Doug Hall, Chrysopylae, 2012; Photo: Jan Stürmann
The exhibition features fifteen projects commissioned by FOR-SITE Foundation and includes work by artists Doug Hall, Cornelia Parker, Bill Fontana, Allison Smith, and Pae White, among several others. The works are integrated into various spaces within the antiquated fort, including former soldier’s quarters, and are often juxtaposed with exhibits of historical objects. In some cases, such as with Pae White’s muhf-uhl (2012), the juxtaposition of art and artifact is stunning.

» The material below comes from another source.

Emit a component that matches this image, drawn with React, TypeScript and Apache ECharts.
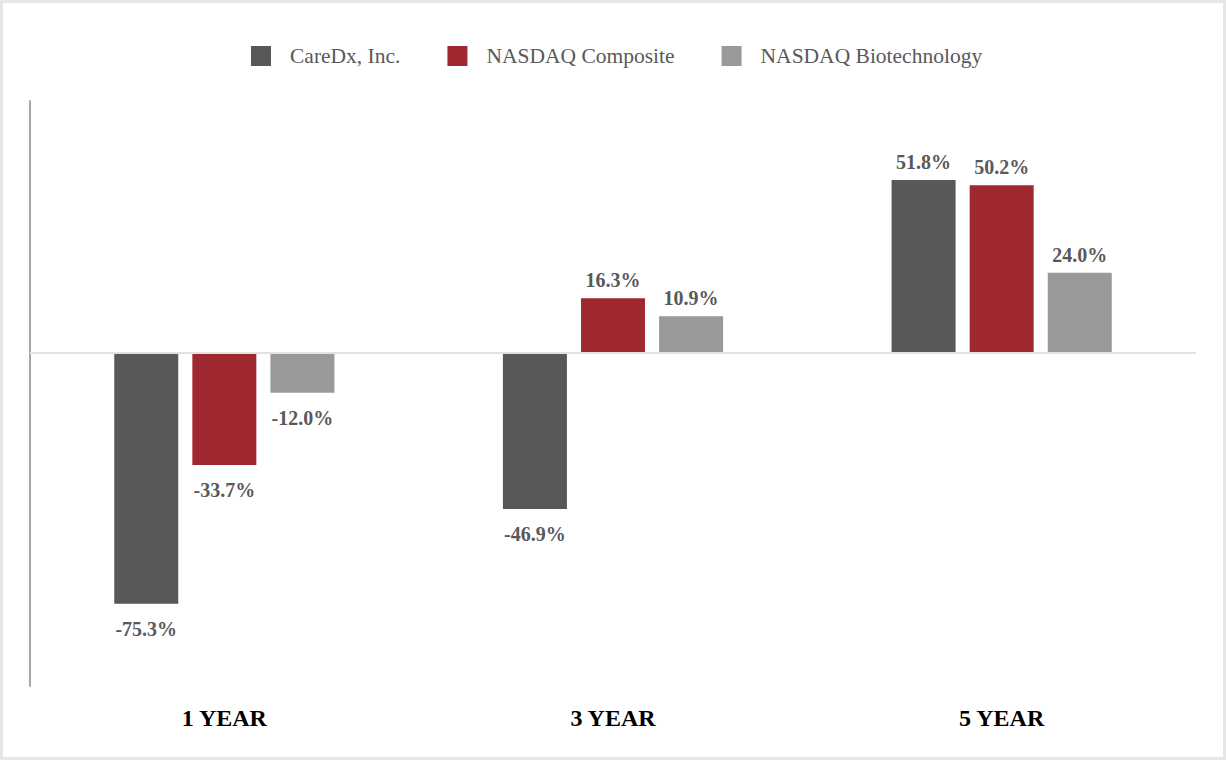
import React, { useEffect, useRef } from "react";
import * as echarts from "echarts";

const categories = ["1 YEAR", "3 YEAR", "5 YEAR"];
const seriesNames = ["CareDx, Inc.", "NASDAQ Composite", "NASDAQ Biotechnology"];
const careDx = [-75.3, -46.9, 51.8];
const nasdaqComposite = [-33.7, 16.3, 50.2];
const nasdaqBiotech = [-12.0, 10.9, 24.0];
const colors = ["#58585a", "#9f2830", "#999999"];

export default function App() {
  const ref = useRef<HTMLDivElement>(null);
  useEffect(() => {
    if (!ref.current) return;
    const chart = echarts.init(ref.current, null, { renderer: "svg" });
    const allData = [careDx, nasdaqComposite, nasdaqBiotech];
    const series: any[] = allData.map((arr, i) => ({
      name: seriesNames[i],
      type: "bar",
      barWidth: 64,
      barGap: "22%",
      itemStyle: { color: colors[i] },
      data: arr.map((v) => ({
        value: v,
        label: {
          position: v < 0 ? "bottom" : "top",
          distance: v < 0 ? 15 : 8,
        },
      })),
      label: {
        show: true,
        formatter: (p: any) => p.value.toFixed(1) + "%",
        fontFamily: "Liberation Serif",
        fontWeight: "bold",
        fontSize: 20,
        color: "#595959",
      },
      markLine:
        i === 0
          ? {
              silent: true,
              symbol: "none",
              label: { show: false },
              lineStyle: { color: "#e2e2e2", width: 2, type: "solid" },
              data: [{ yAxis: 0 }],
            }
          : undefined,
    }));
    chart.setOption({
      animation: false,
      textStyle: { fontFamily: "Liberation Serif" },
      legend: {
        top: 40,
        left: 246,
        itemWidth: 20,
        itemHeight: 20,
        itemGap: 47,
        icon: "rect",
        textStyle: {
          fontFamily: "Liberation Serif",
          fontSize: 21.5,
          color: "#595959",
          padding: [0, 0, 0, 14],
        },
        data: seriesNames,
      },
      grid: { left: 30, right: 30, top: 101, bottom: 74 },
      xAxis: {
        type: "category",
        data: categories,
        axisLine: { show: false, onZero: false },
        axisTick: { show: false },
        axisLabel: {
          margin: 20,
          fontFamily: "Liberation Serif",
          fontWeight: "bold",
          fontSize: 24,
          color: "#000000",
        },
      },
      yAxis: {
        type: "value",
        min: -100,
        max: 75.5,
        interval: 25,
        axisLine: { show: true, lineStyle: { color: "#a6a6a6", width: 2 } },
        axisTick: { show: false },
        axisLabel: { show: false },
        splitLine: { show: false },
      },
      series,
    });
    return () => chart.dispose();
  }, []);
  return (
    <div
      style={{
        position: "absolute",
        left: 0,
        top: 0,
        width: 1226,
        height: 760,
        boxSizing: "border-box",
        border: "3px solid #e6e6e6",
        background: "#ffffff",
      }}
    >
      <div ref={ref} style={{ position: "absolute", left: -3, top: -3, width: 1226, height: 760 }} />
    </div>
  );
}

Continuing her recent explorations into digitally-woven tapestry, White worked with Belgian loom experts to embody the ethereal fog that wafts in off the Pacific and engulfs the bridge almost daily; the result is an enormous wall hanging whose colors seem to vaporize, ranging from the colorless silver of fog to the signature brick-red-orange of the bridge. Its placement, off to the side in a series of rooms behind a decaying archway, affords the viewer a rare breath-taking jolt of pleasure at first sight.

Pae White, muhf-uhl, 2012; Photo: Jan Stürmann
Some works strive to create new vantage points from which to consider our sense of the familiar. Sound artist Bill Fontana, whose work often draws on ambient noise, began by looking for unfamiliar vistas in the bridge’s architecture — a challenge for a structure that has been presented in myriad images from every conceivable angle. His installation, Acoustical Visions of the Golden Gate Bridge (2012), employs live audio and video footage in a cavernous space set away from the Fort’s sun-lit courtyard. Video is captured from cameras installed in the seismic expansion joints beneath the bridge. Shadows and a familiar clank-clank indicate the passage of cars overhead, while a foghorn bellows in real time and the sea thrashes below, each amplified by microphones. Through the process of listening and looking, other senses are engaged and even the sea air is somehow intensified. Fontana’s work creates a fleeting, concentrated sense of place that lingers between the past and present tense in memory, just as the mere recollection of salty air tingles the tongue.